I have so many blends, mostly straight VA and VA/Perique, that it is impossible to say which of them I will be smoking. To complicate, thankfully, the above, a lot of my tobacco has 2 or 3 years of age, and for no apparent reason, I'll think of smoking a 3 y/o and will, on the spot, designate it for aging to 5 or 5+ years.

I do have my favorites, too many to list, but at the moment am violating my rule to only have two tins open at any one time and have the following tobaccos designated as "smoke now":

Escudo
Embarcadero
University Flake

also taking into consideration 3 samples, more to arrive soon, thanks to the generosity of Ol' Dawg, a true gentleman that I met at the TAPS show.
 
Ben, to answer your question the first 20 to 30 tins of dunbar were a shag cut versus the broken flake it is now. it was very finely cut shag, so much so, a buddy and i used to roll it for cigarettes on occasion. it was very salt and pepper. it was also very strong in nicotene. i miss it. to this day i know of no other shag cut vaper. g.l. pease stratford i would not consider shag cut. it was really god. starting about mid-bowl the pepperiness of the perique would ramp up and the vitamin n would make my toes tingle. What a feeling!!!!!! if i only knew then that fav tobaccos could change and disappear i would have stocked up! :no: nowadays it seems like there is a menthol taste that i dont like.
 
So far today I have smoked in this order:

Briar Fox
Night Train
Long Golden Flake
HOTW
Best Brown Flake
Haddo's

Briar Fox seems to be settling in as a nice first smoke of the day for me. LGF and HOTW likewise seem to really hit the spot on a sunny afternoon. Haddo's, Bow-Legged Bear or Nightcap seem to close the day nicely. Mix in various flakes and cakes on different days and all is well. This is so much better than cigarettes.
 
I started off smoking English Blends but have really only been smoking Va's, VaPer's, and burleys. I have a good amount of plain orientals in the cellar because of Embarcadero and another Va that has some oriental leaf in it. I try to like the English blends but I get bored with anything that has Latakia in it, it just seems to overpower the blend no matter how little there is in it.
 
Smoked Codger Burleys (mostly Granger) back when they were good (1960s).

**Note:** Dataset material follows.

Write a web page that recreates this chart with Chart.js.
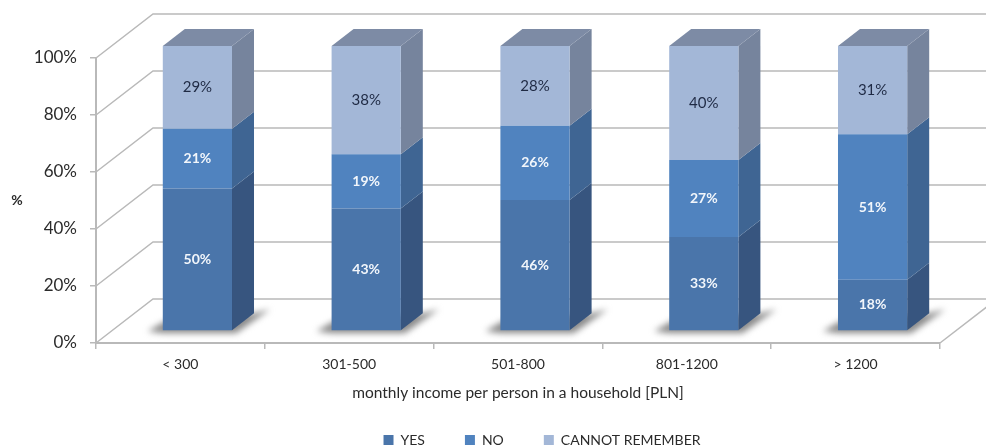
<!DOCTYPE html>
<html>
<head>
<meta charset="utf-8">
<style>
  html, body { margin: 0; padding: 0; background: #fff; }
  #wrap { width: 986px; height: 448px; }
</style>
<script src="https://cdn.jsdelivr.net/npm/chart.js@4/dist/chart.umd.min.js"></script>
</head>
<body>
<div id="wrap"><canvas id="chart"></canvas></div>
<script>
const categories = ["< 300", "301-500", "501-800", "801-1200", "> 1200"];
const yesValues = [50, 43, 46, 33, 18];
const noValues = [21, 19, 26, 27, 51];
const cannotValues = [29, 38, 28, 40, 31];
const seriesNames = ["YES", "NO", "CANNOT REMEMBER"];
const yTicks = [0, 20, 40, 60, 80, 100];

// depth of the fake 3D box: wall offset, bar offset, bar side
const WALL = { dx: 57, dy: -44 };
const BAR = { dx: 17, dy: -12 };
const SIDE = { dx: 22, dy: -17 };
const GRID_COLOR = "#b9b9b9";
const FRONT_COLORS = ["#4a75aa", "#5083bf", "#a3b7d7"];
const SIDE_COLORS = ["#37557f", "#3f6593", "#76849d"];
const TOP_COLOR = "#7d8ba5";
const LABEL_COLORS = ["#f2f6fb", "#f2f6fb", "#1f2a44"];

function fillPoly(ctx, pts, color) {
  ctx.fillStyle = color;
  ctx.beginPath();
  pts.forEach((p, i) => (i ? ctx.lineTo(p[0], p[1]) : ctx.moveTo(p[0], p[1])));
  ctx.closePath();
  ctx.fill();
}

// back wall, side wall and floor lines, taken from the real scales
const wallPlugin = {
  id: "wall",
  beforeDatasetsDraw(chart) {
    const { ctx, scales, chartArea } = chart;
    const y = scales.y;
    ctx.save();
    ctx.strokeStyle = GRID_COLOR;
    ctx.lineWidth = 1.5;
    yTicks.forEach(v => {
      const py = y.getPixelForValue(v);
      ctx.beginPath();
      ctx.moveTo(chartArea.left, py);
      ctx.lineTo(chartArea.left + WALL.dx, py + WALL.dy);
      ctx.lineTo(chart.width, py + WALL.dy);
      ctx.stroke();
    });
    ctx.beginPath();
    ctx.moveTo(chartArea.right, chartArea.bottom);
    ctx.lineTo(chartArea.right + WALL.dx, chartArea.bottom + WALL.dy);
    ctx.stroke();
    ctx.restore();
  }
};

// sides, tops and floor shadows of the bars; bars sit a bit inside the box
const boxPlugin = {
  id: "box",
  beforeDatasetsDraw(chart) {
    const { ctx } = chart;
    ctx.save();
    ctx.translate(BAR.dx, BAR.dy);

    const first = chart.getDatasetMeta(0).data;
    first.forEach(bar => {
      const l = bar.x - bar.width / 2;
      const r = bar.x + bar.width / 2;
      const b = bar.base;
      ctx.save();
      ctx.filter = "blur(3px)";
      fillPoly(ctx, [
        [l - 15, b + 1], [l + 2, b - 9], [r + SIDE.dx, b + SIDE.dy],
        [r + SIDE.dx + 16, b + SIDE.dy - 4], [r + 4, b + 3], [l, b + 3]
      ], "#8b8b8b");
      ctx.restore();
    });

    chart.data.datasets.forEach((ds, di) => {
      chart.getDatasetMeta(di).data.forEach(bar => {
        const r = bar.x + bar.width / 2;
        fillPoly(ctx, [
          [r, bar.y], [r + SIDE.dx, bar.y + SIDE.dy],
          [r + SIDE.dx, bar.base + SIDE.dy], [r, bar.base]
        ], SIDE_COLORS[di]);
      });
    });

    const last = chart.data.datasets.length - 1;
    chart.getDatasetMeta(last).data.forEach(bar => {
      const l = bar.x - bar.width / 2;
      const r = bar.x + bar.width / 2;
      fillPoly(ctx, [
        [l, bar.y], [l + SIDE.dx, bar.y + SIDE.dy],
        [r + SIDE.dx, bar.y + SIDE.dy], [r, bar.y]
      ], TOP_COLOR);
    });
  },
  afterDatasetsDraw(chart) {
    const { ctx } = chart;
    ctx.textAlign = "center";
    ctx.textBaseline = "middle";
    chart.data.datasets.forEach((ds, di) => {
      ctx.fillStyle = LABEL_COLORS[di];
      ctx.font = di === 2 ? "15px Lato" : "bold 14px Lato";
      chart.getDatasetMeta(di).data.forEach((bar, i) => {
        ctx.fillText(ds.data[i] + "%", bar.x, (bar.y + bar.base) / 2);
      });
    });
    ctx.restore();
  }
};

// the legend sits right of centre and needs wide gaps, the upright % is not a rotated axis title
const placementPlugin = {
  id: "placement",
  afterLayout(chart) {
    const legend = chart.legend;
    legend.left += 72;
    legend.right += 72;
    legend.top -= 9;
  },
  afterDraw(chart) {
    const { ctx, scales } = chart;
    ctx.save();
    ctx.font = "bold 14px Lato";
    ctx.fillStyle = "#2b2b2b";
    ctx.textAlign = "center";
    ctx.textBaseline = "middle";
    ctx.fillText("%", 17, scales.y.getPixelForValue(50));
    ctx.restore();
  }
};

Chart.defaults.font.family = "Lato, 'Open Sans', sans-serif";
Chart.defaults.color = "#2b2b2b";

new Chart(document.getElementById("chart"), {
  type: "bar",
  data: {
    labels: categories,
    datasets: [yesValues, noValues, cannotValues].map((values, i) => ({
      label: seriesNames[i],
      data: values,
      backgroundColor: FRONT_COLORS[i],
      borderWidth: 0,
      clip: false,
      categoryPercentage: 1,
      barPercentage: 0.41
    }))
  },
  options: {
    responsive: true,
    maintainAspectRatio: false,
    animation: false,
    layout: { padding: { top: 58, right: 46, bottom: -18, left: 0 } },
    plugins: {
      tooltip: { enabled: false },
      legend: {
        position: "bottom",
        labels: { boxWidth: 10, boxHeight: 10, padding: 40, font: { size: 14 }, color: "#2b2b2b" }
      }
    },
    scales: {
      x: {
        stacked: true,
        offset: true,
        afterFit(scale) { scale.height = 59; },
        grid: { drawOnChartArea: false, offset: true, color: GRID_COLOR, tickLength: 6, lineWidth: 1.5 },
        border: { color: GRID_COLOR, width: 2 },
        ticks: { font: { size: 14 }, padding: 7, maxRotation: 0 },
        title: {
          display: true,
          text: "monthly income per person in a household [PLN]",
          font: { size: 15.5 },
          padding: { top: 12, bottom: 0 }
        }
      },
      y: {
        stacked: true,
        min: 0,
        max: 100,
        afterFit(scale) { scale.width = 96; },
        afterBuildTicks(scale) { scale.ticks = yTicks.map(value => ({ value })); },
        grid: { drawOnChartArea: false, color: GRID_COLOR, tickLength: 6, lineWidth: 1.5 },
        border: { color: GRID_COLOR, width: 2 },
        ticks: { font: { size: 17 }, padding: 13, callback: v => v + "%" }
      }
    }
  },
  plugins: [wallPlugin, boxPlugin, placementPlugin]
});
</script>
</body>
</html>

Tried tins of Balkan Sobranie for the heck of it every once in a while, and always wondered why they even made the stuff.

First tin of non-Burley was Balkan Sobranie Virginian Nr. 10 in my first non-news stand pipe (1973). It was true love at first encounter. With that as the standby I'd naively expected would always be around, tried various others just to see what they were like (Rattrays back when Rattray made it, Dunhills from Dunhill, Three Nuns, Presbyterian -- the usual suspects). Meh . . .

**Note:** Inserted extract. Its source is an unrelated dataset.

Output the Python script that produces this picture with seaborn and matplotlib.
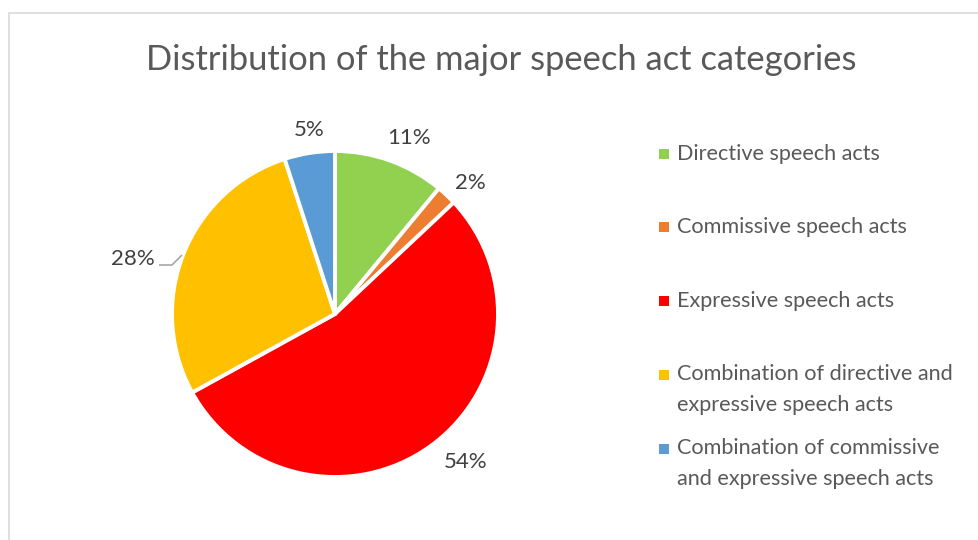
import matplotlib
matplotlib.use("Agg")
import matplotlib.pyplot as plt
from matplotlib.patches import Rectangle
import numpy as np
import seaborn as sns

categories = [
    "Directive speech acts",
    "Commissive speech acts",
    "Expressive speech acts",
    "Combination of directive and\nexpressive speech acts",
    "Combination of commissive\nand expressive speech acts",
]
shares = [11, 2, 54, 28, 5]
pct_labels = ["11%", "2%", "54%", "28%", "5%"]
colors = ["#92D050", "#ED7D31", "#FF0000", "#FFC000", "#5B9BD5"]
title = "Distribution of the major speech act categories"

sns.set_theme(style="white")
plt.rcParams["font.family"] = ["Lato", "DejaVu Sans"]
palette = sns.color_palette(colors)

W, H = 979, 540
fig = plt.figure(figsize=(W / 100, H / 100), dpi=100)
fig.patch.set_facecolor("white")

# chart frame (runs past the right and bottom edges)
fig.patches.append(Rectangle((9 / W, -0.1), 1.2, (H - 12.5) / H + 0.1,
                             transform=fig.transFigure, fill=False,
                             edgecolor="#D9D9D9", linewidth=1.2))

fig.text(501 / W, 1 - 60 / H, title, ha="center", va="center",
         fontsize=24.8, color="#595959")

# pie axes: centre (335, 314) px, radius 163 px
cx, cy, r = 335, 314, 163
half = 200
ax = fig.add_axes([(cx - half) / W, (H - cy - half) / H, 2 * half / W, 2 * half / H])
wedges, _ = ax.pie(shares, colors=palette, startangle=90, counterclock=False,
                   wedgeprops=dict(edgecolor="white", linewidth=2.8))
lim = half / r
ax.set_xlim(-lim, lim)
ax.set_ylim(-lim, lim)
ax.set_aspect("equal")
ax.axis("off")

# label placement: radial distance (in radii) and angular nudge (deg)
label_dist = [1.17, 1.155, 1.21, None, 1.14]
label_turn = [-3.0, -2.7, 5.3, 0.0, -1.0]
for w, lab, d, t in zip(wedges, pct_labels, label_dist, label_turn):
    if d is None:
        # outside label with a leader line back to the wedge rim
        pts_x = np.array([182, 172, 159]) - cx
        pts_y = cy - np.array([255, 265, 265])
        ax.plot(pts_x / r, pts_y / r, color="#A6A6A6", linewidth=1.2,
                solid_capstyle="butt")
        ax.text((155 - cx) / r, (cy - 259) / r, lab, ha="right", va="center",
                fontsize=16, color="#404040")
        continue
    mid = np.deg2rad((w.theta1 + w.theta2) / 2 + t)
    ax.text(d * np.cos(mid), d * np.sin(mid), lab, ha="center", va="center",
            fontsize=16, color="#404040")

# legend: key square sits level with the first text line of each entry
line_gap = 29
first_line_y = [154, 227, 301, 375, 449]
for col, lab, ly in zip(palette, categories, first_line_y):
    n_lines = lab.count("\n") + 1
    fig.patches.append(Rectangle((659 / W, 1 - (ly + 5) / H), 10 / W, 10 / H,
                                 transform=fig.transFigure, facecolor=col,
                                 edgecolor="none"))
    text_y = ly + (n_lines - 1) * line_gap / 2
    fig.text(677 / W, 1 - text_y / H, lab, ha="left", va="center", fontsize=15.6,
             color="#595959", linespacing=1.64)

fig.savefig("out.png", dpi=100)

When BSVa10 went extinct (during a pipe hiatus), the search began, already pretty much narrowed-down to Virginia flakes.

There are people who seem to like nearly everything. And, if nothing ever whacks them upside the head with how mind-numbingly, horizon-expandingly good it is, they'll be generalists.

Others find themselves centered, non-specifically, in genres (Englishes, VaPers, Burleys &c.) and rotate through these.

It's ultimately a matter of what flips your switch.

:face:
 
Yak":dt7xqima said:
First tin of non-Burley was Balkan Sobranie Virginian Nr. 10 in my first non-news stand pipe (1973). It was true love at first encounter. With that as the standby I'd naively expected would always be around, tried various others just to see what they were like (Rattrays back when Rattray made it, Dunhills from Dunhill, Three Nuns, Presbyterian -- the usual suspects). Meh . . .

When BSVa10 went extinct (during a pipe hiatus), the search began, already pretty much narrowed-down to Virginia flakes.


:face:
Have you tried Virginia Memory # 10? I just got some in the mail and have been enjoying it thoroughly. I'd be interested to hear the opinion of someone who smoked the BSV#10 as to how well this incarnation stacks up.
 
Yes. An impressively generous Bro here sent me a whole jar of it.

It's obviously high quality stuff.

But without Cuban cigar leaf (illegal here), Syrian Latakia (for all practical purposes, extinct), some oriental I can't identify that probably isn't grown any more, plus steaming and hot-pressing the recipie, the resemblance, IMHO, is not a striking one. Ditto Robusto.

Then again, others really like both and find them nice substitutes for it.